Tu devrais vraiment te livrer à la science comme un rat de laboratoire, tu les fascinerais…

— Et tu l’aimes ?

— Je sais pas. Mais quand je me trouve loin d’elle, comme maintenant, je ressens un malaise, une faiblesse, je réponds en écrasant ma clope dans le cendrier.

Un sourire sincère se dégage des lèvres âgées, mais aimantes de Rita.

— Tout ce que je sais, c’est que je suis prêt à tout pour elle. Même si cela doit me coûter ma carrière, ma vie, voire ma santé mentale. Hier, elle se trouvait derrière moi, j’ai ressenti un picotement au bout de mes doigts. Au début, j’y ai pas prêté attention, puis ça s’est intensifié et j’ai regardé mes mains. je me confesse en baissant légèrement les yeux et la tête à la fin de ma phrase.

Je patiente quelques secondes pour observer sa réaction. Elle reste impassible, m’invitant à continuer.

— Je disais, lorsque j’ai regardé mes mains, un phénomène étrange s’est produit, j’ajoute sans grande conviction à poursuivre.
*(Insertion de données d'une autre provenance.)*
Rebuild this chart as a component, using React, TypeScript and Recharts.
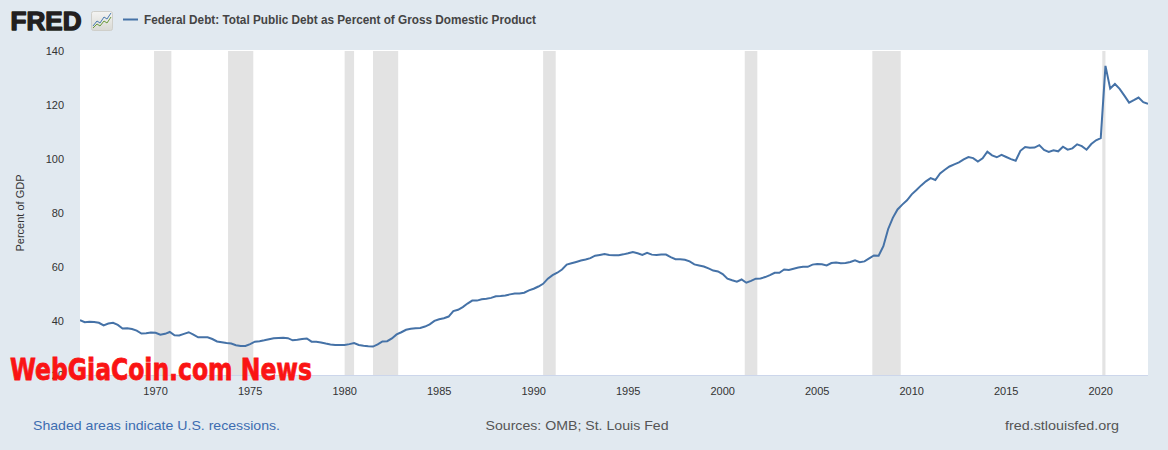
import React from 'react';
import {
    LineChart,
    Line,
    XAxis,
    YAxis,
    CartesianGrid,
    ReferenceArea
} from 'recharts';

// quarterly values, first quarter of 1966 onwards (percent of GDP)
const START_YEAR = 1966;
const debt1960s = [40.5, 39.7, 39.9, 39.8, 39.5, 38.5, 39.2, 39.5, 38.7, 37.4, 37.5, 37.2, 36.6, 35.5, 35.6, 35.9];
const debt1970s = [
    35.8, 35.1, 35.4, 36.1, 34.9, 34.8, 35.4, 36.0, 35.1, 34.1, 34.1, 34.1, 33.5, 32.6, 32.3, 32.0,
    31.8, 31.2, 30.9, 30.9, 31.6, 32.5, 32.7, 33.0, 33.4, 33.8, 33.9, 34.0, 33.8, 33.0, 33.2, 33.5,
    33.7, 32.5, 32.5, 32.2, 31.8, 31.5, 31.3, 31.3
];
const debt1980s = [
    31.3, 31.6, 32.0, 31.3, 31.0, 30.8, 30.7, 31.5, 32.6, 32.7, 33.7, 35.2, 36.0, 36.9, 37.3, 37.5,
    37.6, 38.1, 38.9, 40.2, 40.8, 41.2, 41.8, 43.8, 44.3, 45.3, 46.6, 47.7, 47.7, 48.2, 48.4, 48.7,
    49.3, 49.4, 49.6, 50.0, 50.3, 50.3, 50.6, 51.5
];
const debt1990s = [
    52.1, 52.9, 53.9, 55.8, 57.1, 58.0, 59.2, 61.0, 61.5, 62.0, 62.5, 62.9, 63.4, 64.3, 64.6, 64.9,
    64.6, 64.5, 64.5, 64.8, 65.2, 65.7, 65.2, 64.6, 65.4, 64.7, 64.6, 64.7, 64.7, 63.8, 63.0, 63.0,
    62.8, 62.2, 61.1, 60.7, 60.3, 59.6, 58.8, 58.5
];
const debt2000s = [
    57.5, 55.8, 55.2, 54.7, 55.5, 54.3, 55.0, 55.8, 55.9, 56.4, 57.1, 58.0, 58.0, 59.2, 59.0, 59.5,
    59.9, 60.2, 60.2, 61.0, 61.2, 61.1, 60.7, 61.6, 61.8, 61.5, 61.6, 62.0, 62.6, 61.9, 62.2, 63.3,
    64.4, 64.3, 67.8, 74.1, 78.3, 81.4, 83.2, 84.8
];
const debt2010s = [
    87.0, 88.6, 90.3, 91.8, 93.0, 92.3, 94.7, 96.1, 97.3, 98.1, 98.8, 99.9, 100.8, 100.4, 99.1, 100.3,
    102.8, 101.4, 100.7, 101.6, 100.8, 100.0, 99.4, 103.1, 104.5, 104.2, 104.3, 105.2, 103.4, 102.7, 103.3, 102.9,
    104.6, 103.5, 104.0, 105.5, 104.8, 103.5, 105.6, 107.0
];
const debt2020s = [107.8, 134.5, 126.1, 127.8, 126.0, 123.5, 120.9, 121.8, 122.8, 121.1, 120.5];

const recessionStarts = [1969.917, 1973.833, 1980.0, 1981.5, 1990.5, 2001.167, 2007.917, 2020.083];
const recessionEnds = [1970.833, 1975.167, 1980.5, 1982.833, 1991.167, 2001.833, 2009.417, 2020.25];

const xTicks = [1970, 1975, 1980, 1985, 1990, 1995, 2000, 2005, 2010, 2015, 2020];
const yTicks = [20, 40, 60, 80, 100, 120, 140];

const allDebt = [...debt1960s, ...debt1970s, ...debt1980s, ...debt1990s, ...debt2000s, ...debt2010s, ...debt2020s];
const data = allDebt.map((v, i) => ({ t: START_YEAR + i / 4, debt: v }));

const BG = '#e1e9f0';
const LINE = '#4572a7';
const FONT = '"Liberation Sans", Arial, sans-serif';

export default function App() {
    return (
        <div style={{ position: 'absolute', left: 0, top: 0, width: 1168, height: 450, background: BG, fontFamily: FONT }}>
            <LineChart
                width={1168}
                height={450}
                data={data}
                margin={{ top: 51, right: 20, left: 20, bottom: 44.5 }}
                style={{ position: 'absolute', left: 0, top: 0 }}
            >
                <rect x={80} y={50} width={1068} height={325.5} fill="#ffffff" />
                <CartesianGrid vertical={false} stroke="#e6e6e6" fill="#ffffff" />
                {recessionStarts.map((s, i) => (
                    <ReferenceArea
                        key={`rec-${i}`}
                        x1={s}
                        x2={recessionEnds[i]}
                        fill="#e3e3e3"
                        fillOpacity={1}
                        stroke="none"
                    />
                ))}
                <XAxis
                    dataKey="t"
                    type="number"
                    domain={[1966, 2022.5]}
                    ticks={xTicks}
                    interval={0}
                    height={30}
                    tickLine={false}
                    tickSize={6}
                    tickMargin={6}
                    axisLine={{ stroke: '#ccd6eb' }}
                    tick={{ fontSize: 11, fill: '#333', fontFamily: FONT }}
                    allowDataOverflow
                />
                <YAxis
                    type="number"
                    domain={[20, 140]}
                    ticks={yTicks}
                    interval={0}
                    width={60}
                    axisLine={false}
                    tickLine={false}
                    tickSize={6}
                    tickMargin={10}
                    tick={{ fontSize: 11, fill: '#333', fontFamily: FONT }}
                />
                <Line
                    type="linear"
                    dataKey="debt"
                    stroke={LINE}
                    strokeWidth={2}
                    dot={false}
                    activeDot={false}
                    isAnimationActive={false}
                />
            </LineChart>

            <svg width={1168} height={450} style={{ position: 'absolute', left: 0, top: 0, pointerEvents: 'none' }}>
                {/* FRED logo */}
                <text x={10.5} y={30} fontFamily={FONT} fontWeight={900} fontSize={26} fill="#231f20"
                    stroke="#231f20" strokeWidth={1.4} strokeLinejoin="round"
                    textLength={71} lengthAdjust="spacingAndGlyphs">FRED</text>
                <defs>
                    <linearGradient id="icon" x1="0" y1="0" x2="0" y2="1">
                        <stop offset="0%" stopColor="#f4f4f2" />
                        <stop offset="100%" stopColor="#d9d9d4" />
                    </linearGradient>
                </defs>
                <rect x={91.5} y={11.5} width={21} height={19} rx={2} fill="url(#icon)" stroke="#cfcfca" />
                <polyline points="93,26 97,21 100,23 104,17 107,19 111,13" fill="none" stroke="#4a7bb0" strokeWidth={1} />
                <polyline points="93,28 97,24 100,26 104,21 107,23 111,17" fill="none" stroke="#6a9a3a" strokeWidth={1} />

                {/* legend */}
                <line x1={123} x2={138} y1={19.5} y2={19.5} stroke={LINE} strokeWidth={2} />
                <text x={144} y={23.5} fontFamily={FONT} fontWeight={700} fontSize={12} fill="#444"
                    textLength={392} lengthAdjust="spacingAndGlyphs">
                    Federal Debt: Total Public Debt as Percent of Gross Domestic Product
                </text>

                {/* axis title */}
                <text x={24} y={213} transform="rotate(-90 24 213)" textAnchor="middle" fontFamily={FONT} fontSize={11} fill="#333">
                    Percent of GDP
                </text>

                {/* footer */}
                <text x={33} y={430} fontFamily={FONT} fontSize={13} fill="#3d6db0" textLength={247} lengthAdjust="spacingAndGlyphs">
                    Shaded areas indicate U.S. recessions.
                </text>
                <text x={485.5} y={430} fontFamily={FONT} fontSize={13} fill="#555" textLength={183} lengthAdjust="spacingAndGlyphs">
                    Sources: OMB; St. Louis Fed
                </text>
                <text x={1005} y={430} fontFamily={FONT} fontSize={13} fill="#555" textLength={114} lengthAdjust="spacingAndGlyphs">
                    fred.stlouisfed.org
                </text>

                {/* watermark */}
                <text x={10} y={380} fontFamily='"DejaVu Sans", sans-serif' fontWeight={900} fontSize={30} fill="#fa1414"
                    stroke="#fa1414" strokeWidth={0.8}
                    textLength={302} lengthAdjust="spacingAndGlyphs">
                    WebGiaCoin.com News
                </text>
            </svg>
        </div>
    );
}
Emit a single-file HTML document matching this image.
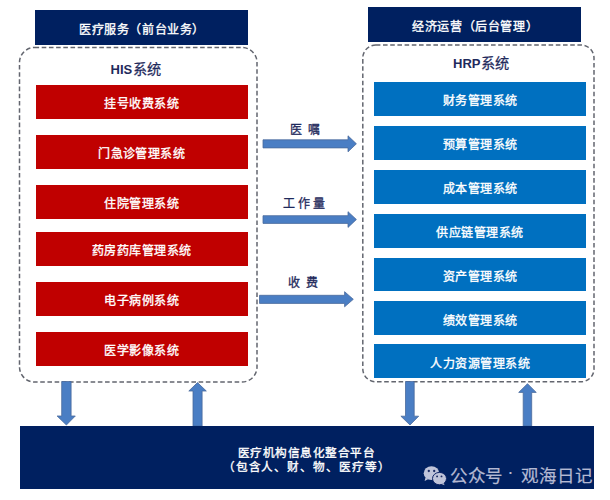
<!DOCTYPE html>
<html lang="zh-CN">
<head>
<meta charset="utf-8">
<style>
html,body{margin:0;padding:0;background:#fff;}
body{width:610px;height:500px;position:relative;overflow:hidden;font-family:"Liberation Serif",serif;}
.b{position:absolute;display:flex;align-items:center;justify-content:center;color:#fff;white-space:nowrap;}
.nv{background:#002060;}
.rd{background:#C00000;left:35.5px;width:212px;height:34px;font-size:12px;letter-spacing:0.45px;text-indent:0.45px;-webkit-text-stroke:0.35px #fff;padding-top:1px;box-sizing:border-box;}
.bl{background:#0070C0;left:373.5px;width:212.5px;height:33.5px;font-size:12px;letter-spacing:0.5px;text-indent:0.5px;padding-top:3px;box-sizing:border-box;-webkit-text-stroke:0.35px #fff;}
.hd{font-size:12px;letter-spacing:0.6px;text-indent:1px;-webkit-text-stroke:0.35px #fff;padding-top:2px;box-sizing:border-box;}
.t{position:absolute;white-space:nowrap;color:#1f2a5c;}
.ttl{font-family:"Liberation Sans",sans-serif;font-weight:bold;font-size:13px;}
.ttl span{font-weight:normal;-webkit-text-stroke:0.25px #1f2a5c;font-size:14.2px;letter-spacing:0.4px;margin-left:0.5px;}
.lb{font-size:12px;-webkit-text-stroke:0.3px #1f2a5c;}
svg{position:absolute;left:0;top:0;}
.wm{font-family:"Liberation Sans",sans-serif;font-size:17.5px;color:#b4b9d2;-webkit-text-stroke:0.2px #b4b9d2;}
</style>
</head>
<body>
<svg width="610" height="500" viewBox="0 0 610 500">
  <rect x="19.5" y="47.5" width="237.5" height="334.5" rx="15" ry="15" fill="none" stroke="#63666f" stroke-width="1.5" stroke-dasharray="4.6 2.6"/>
  <rect x="362.8" y="45" width="231.2" height="336.8" rx="13" ry="13" fill="none" stroke="#63666f" stroke-width="1.5" stroke-dasharray="4.6 2.6"/>
</svg>

<div class="b nv hd" style="left:35px;top:10px;width:213px;height:35px;">医疗服务（前台业务）</div>
<div class="b nv hd" style="left:368px;top:7px;width:213.3px;height:34.5px;padding-top:4px;">经济运营（后台管理）</div>

<div class="t ttl" style="left:110.5px;top:58px;">HIS<span>系统</span></div>
<div class="t ttl" style="left:453px;top:52px;">HRP<span>系统</span></div>

<div class="b rd" style="top:85px;">挂号收费系统</div>
<div class="b rd" style="top:135px;">门急诊管理系统</div>
<div class="b rd" style="top:185px;">住院管理系统</div>
<div class="b rd" style="top:232px;">药房药库管理系统</div>
<div class="b rd" style="top:282px;">电子病例系统</div>
<div class="b rd" style="top:332px;">医学影像系统</div>

<div class="b bl" style="top:82.2px;">财务管理系统</div>
<div class="b bl" style="top:126.2px;">预算管理系统</div>
<div class="b bl" style="top:170px;">成本管理系统</div>
<div class="b bl" style="top:214px;">供应链管理系统</div>
<div class="b bl" style="top:257.7px;">资产管理系统</div>
<div class="b bl" style="top:301.4px;">绩效管理系统</div>
<div class="b bl" style="top:344.4px;">人力资源管理系统</div>

<div class="t lb" style="left:290px;top:119.5px;">医&nbsp;&nbsp;嘱</div>
<div class="t lb" style="left:283px;top:194px;letter-spacing:2.8px;">工作量</div>
<div class="t lb" style="left:288.4px;top:273px;">收&nbsp;&nbsp;费</div>

<svg width="610" height="500" viewBox="0 0 610 500">
  <g fill="#4a7ec4" stroke="#4a6a9c" stroke-width="0.8" stroke-linejoin="miter">
    <!-- horizontal arrows -->
    <polygon points="263,139.8 348,139.8 348,135.8 356.4,143.8 348,151.8 348,147.9 263,147.9"/>
    <polygon points="263,215.7 348,215.7 348,211.7 356.4,219.5 348,227.4 348,223.4 263,223.4"/>
    <polygon points="259.5,295.3 344.6,295.3 344.6,291.7 353.3,299.3 344.6,306.8 344.6,303.4 259.5,303.4"/>
    <!-- vertical arrows -->
    <polygon points="61.7,381.5 71.1,381.5 71.1,416 75.3,416 66.4,425 57.1,416 61.7,416"/>
    <polygon points="197.5,382.6 206.3,391 202.1,391 202.1,426 193,426 193,391 188.8,391"/>
    <polygon points="405.5,381.5 414.2,381.5 414.2,416.2 418.7,416.2 410,425 400.9,416.2 405.5,416.2"/>
    <polygon points="527.5,383.7 536.2,392.4 531.7,392.4 531.7,426 523.2,426 523.2,392.4 518.7,392.4"/>
  </g>
</svg>

<div class="b nv" style="left:19.5px;top:426px;width:574.2px;height:63px;flex-direction:column;font-size:11.6px;-webkit-text-stroke:0.35px #fff;line-height:14px;padding-top:6.5px;box-sizing:border-box;">
  <div style="letter-spacing:0.5px">医疗机构信息化整合平台</div>
  <div style="letter-spacing:0.9px">（包含人、财、物、医疗等）</div>
</div>

<svg width="610" height="500" viewBox="0 0 610 500">
  <ellipse cx="431.5" cy="473.2" rx="7.8" ry="6.9" fill="#bfc4da"/>
  <path d="M425.5,477.5 L424.6,481 L428.5,479 Z" fill="#bfc4da"/>
  <ellipse cx="439.5" cy="478.6" rx="7" ry="6.2" fill="#bfc4da" stroke="#0e2466" stroke-width="1"/>
  <path d="M443.5,483 L444.6,485.3 L441.5,484 Z" fill="#bfc4da"/>
  <g fill="#1a2a62">
    <circle cx="428.8" cy="471" r="1.15"/><circle cx="434.2" cy="471" r="1.15"/>
    <circle cx="437.1" cy="476.4" r="0.95"/><circle cx="441.5" cy="476.4" r="0.95"/>
  </g>
</svg>
<div class="t wm" style="left:450.3px;top:461.5px;letter-spacing:0.4px;">公众号</div>
<div class="t wm" style="left:507.4px;top:461.5px;">·</div>
<div class="t wm" style="left:520.8px;top:462px;letter-spacing:1px;">观海日记</div>
</body>
</html>
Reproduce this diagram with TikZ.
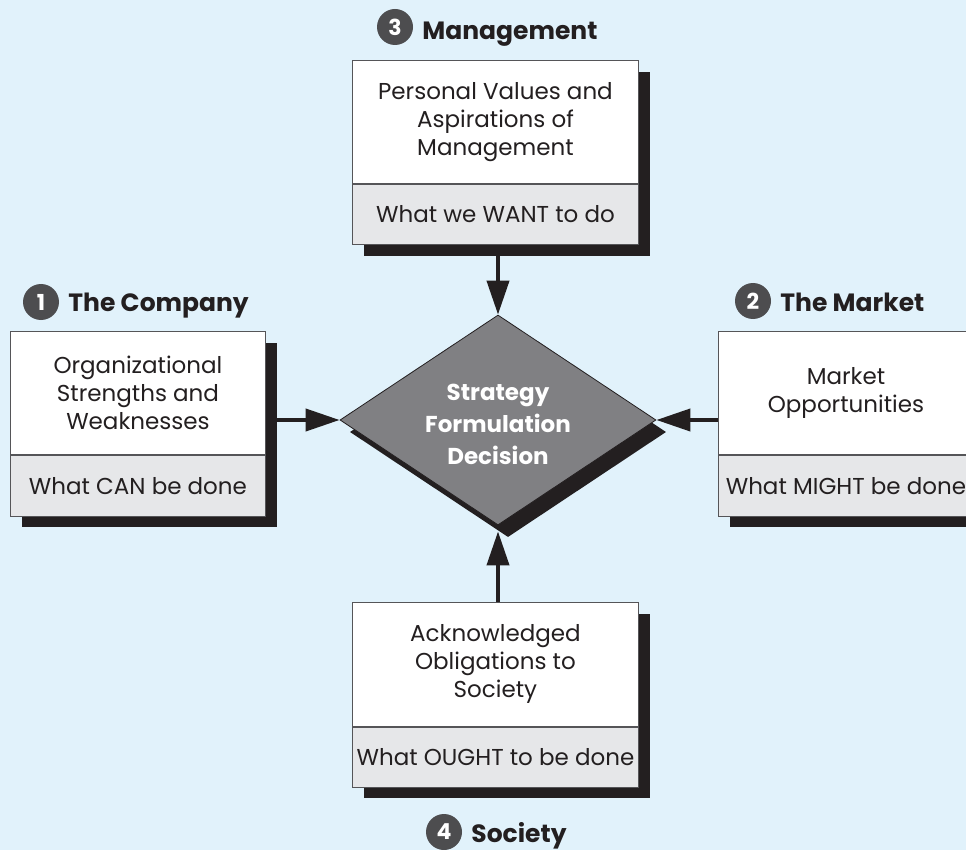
\documentclass[tikz,border=0pt]{standalone}
\usepackage{fontspec}
\setmainfont{Poppins}
\usetikzlibrary{shapes.geometric,arrows.meta}
\definecolor{bg}{RGB}{225,242,251}
\definecolor{ink}{RGB}{35,31,32}
\definecolor{shadowc}{RGB}{35,31,32}
\definecolor{panel}{RGB}{230,231,233}
\definecolor{edge}{RGB}{85,85,88}
\definecolor{diam}{RGB}{128,128,131}
\definecolor{numc}{RGB}{77,77,79}
\tikzset{
  whitebox/.style={draw=edge, line width=0.9pt, fill=white, minimum width=#1, minimum height=123pt,
    anchor=north west, inner sep=0pt, align=center, text=ink, font=\fontsize{23}{28}\selectfont},
  graybox/.style={draw=edge, line width=0.9pt, fill=panel, minimum width=#1, minimum height=61pt,
    anchor=north west, inner sep=0pt, align=center, text=ink, font=\fontsize{23}{28}\selectfont},
  shadowbox/.style={fill=shadowc, minimum width=#1, minimum height=184pt, anchor=north west, inner sep=0pt},
  numcirc/.style={circle, fill=numc, minimum size=36pt, inner sep=0pt, text=white,
    font=\fontsize{22}{22}\selectfont\bfseries},
  title/.style={anchor=base west, inner sep=0pt, text=ink, font=\fontsize{25}{25}\selectfont\bfseries},
  arr/.style={draw=ink, line width=4pt, -{Triangle[length=34pt,width=22pt]}},
  dmd/.style={diamond, minimum width=316pt, minimum height=210pt, inner sep=0pt},
}
\begin{document}
\begin{tikzpicture}[x=1pt,y=-1pt]
\useasboundingbox (0,0) rectangle (966,850);
\clip (0,0) rectangle (966,850);
\fill[bg] (0,0) rectangle (966,850);

% shadows
\node[shadowbox=255pt] (s1) at (21.5,343) {};
\node[shadowbox=255pt] (s2) at (729.5,343) {};
\node[shadowbox=286pt] (s3) at (363.5,72) {};
\node[shadowbox=286pt] (s4) at (363.5,614) {};

% Company
\node[whitebox=255pt] (w1) at (10,331) {Organizational\\Strengths and\\Weaknesses};
\node[graybox=255pt] (g1) at (w1.south west) {What CAN be done};
% Market
\node[whitebox=255pt] (w2) at (718,331) {Market\\Opportunities};
\node[graybox=255pt] (g2) at (w2.south west) {What MIGHT be done};
% Management
\node[whitebox=286pt] (w3) at (352,60) {Personal Values and\\Aspirations of\\Management};
\node[graybox=286pt, minimum height=60pt] (g3) at (w3.south west) {What we WANT to do};
% Society
\node[whitebox=286pt, minimum height=124pt] (w4) at (352,602) {Acknowledged\\Obligations to\\Society};
\node[graybox=286pt, minimum height=60pt] (g4) at (w4.south west) {What OUGHT to be done};

% diamond
\node[dmd, fill=shadowc] (dsh) at (508,432) {};
\node[dmd, fill=diam, draw=ink, line width=0.8pt] (dec) at (498,420) {};
\node[align=center, text=white, font=\fontsize{23}{32}\selectfont\bfseries] (dtext) at (498,424) {Strategy\\Formulation\\Decision};

% arrows
\draw[arr] (dec.west -| s1.east) -- (dec.west);
\draw[arr] (dec.east -| w2.west) -- (dec.east);
\draw[arr] (dec.north |- s3.south) -- (dec.north);
\draw[arr] (dec.south |- w4.north) -- ([yshift=-6pt]dec.south);

% titles
\node[numcirc] (n1) at (41,302) {1};
\node[title] (t1) at ([xshift=9pt,yshift=-10pt]n1.east) {The Company};
\node[numcirc] (n2) at (753,301) {2};
\node[title] (t2) at ([xshift=9pt,yshift=-10pt]n2.east) {The Market};
\node[numcirc] (n3) at (395,27) {3};
\node[title] (t3) at ([xshift=9pt,yshift=-13pt]n3.east) {Management};
\node[numcirc] (n4) at (444,832) {4};
\node[title] (t4) at ([xshift=9pt,yshift=-10pt]n4.east) {Society};
\end{tikzpicture}
\end{document}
— Jules, qu'avais-tu aux mains ?

— De la poussière brillante. j’avoue.

À ce moment-là, je savais qu’on me considérait déjà comme un malade. Cette fois, ce sera plus simplement une impression.

— Ah oui ?

Je relève les yeux vers elle, son regard est dénué d'accusation, elle attend la suite.

— Rita, les verres de whisky devaient pas contenir que de l’alcool.

Elle sourit et demande :

— Et donc, cette poussière, tu sais d’où elle venait ?

— Non, absolument pas, mais je sais que ça vient de Kira. C’est obligé, y a aucune autre explication.

— D’accord.

— D’accord ? je répète étonné.

Comment elle peut uniquement me répondre d’accord ? Ça a pas de sens, je lui dis qu’il se passe des choses inexplicables et impossibles, et elle est « d’accord ».

— Rita ! je râle, bien trop offusqué.

— Tu sais, Jules, j’ai toujours cru en l'existence de phénomènes mystiques, ça ne fait pas de moi une folle. Si ?

— Non ! Bien sûr que non ! Cette lueur était argentée. je révèle, car maintenant j’ai confiance vu sa confidence quelques paroles avant, elle me croit, j’en suis certain.

— Quand j’me suis écarté de Kira, bah … la poussière est partie. C’est pour cela que j’affirme que c’est lié à elle.

— Et… qu’est-ce qui t’empêche de t’approcher d’elle ?

— Tout, Rita. Je suis sur les traces de cette femme depuis plusieurs mois. Nous avons littéralement rien en commun. Elle est posée, intelligente, douce et pleine d’empathie, contrairement à moi qui…

— Je me demande quand tu vas enfin commencer à croire en toi ? elle m’interrompt dans un soupir d’exaspération

— T’as oublié qui j’suis ? Un criminel ? Un putain de mafieux ? je hurle, car pour moi c'est une évidence, et si tel est le cas, elle n'a pas besoin d'être stipulée.

— Tu exécutes simplement les ordres.

— Et je couvre qui j’suis en étant patron d’une entreprise de logiciels !

— Rencontre cette femme, Jules. Peu importe combien tu essaies de fuir, tout te ramène à elle. Et ce signe qui est né au bout de tes doigts, tu comptes aussi le mettre de côté ? Ton cœur souffre…

— Pour ça il faudrait déjà qu’il m’en reste un.

— Je suis sûre que oui.

— Non Rita, j’ai été détruit, j'habite un cœur brisé.

— Ton passé a façonné l'homme que tu es devenu. Si j'arrive à voir les bons côtés en toi, pourquoi Kira n’y arriverait pas ?

— Le jour où elle apprendra la vérité sur moi, je crains de la perdre à jamais.

Rita secoue la tête en signe de désaccord. Elle fait partie de mes proches qui, dans des moments spéciaux comme celui-ci, savent me faire repenser les choses, les remettre en perspective. Grâce à elle, j’arrive à me remettre en question et je réalise que je passe à côté de nombreux aspects de ma personnalité face à la situation actuelle.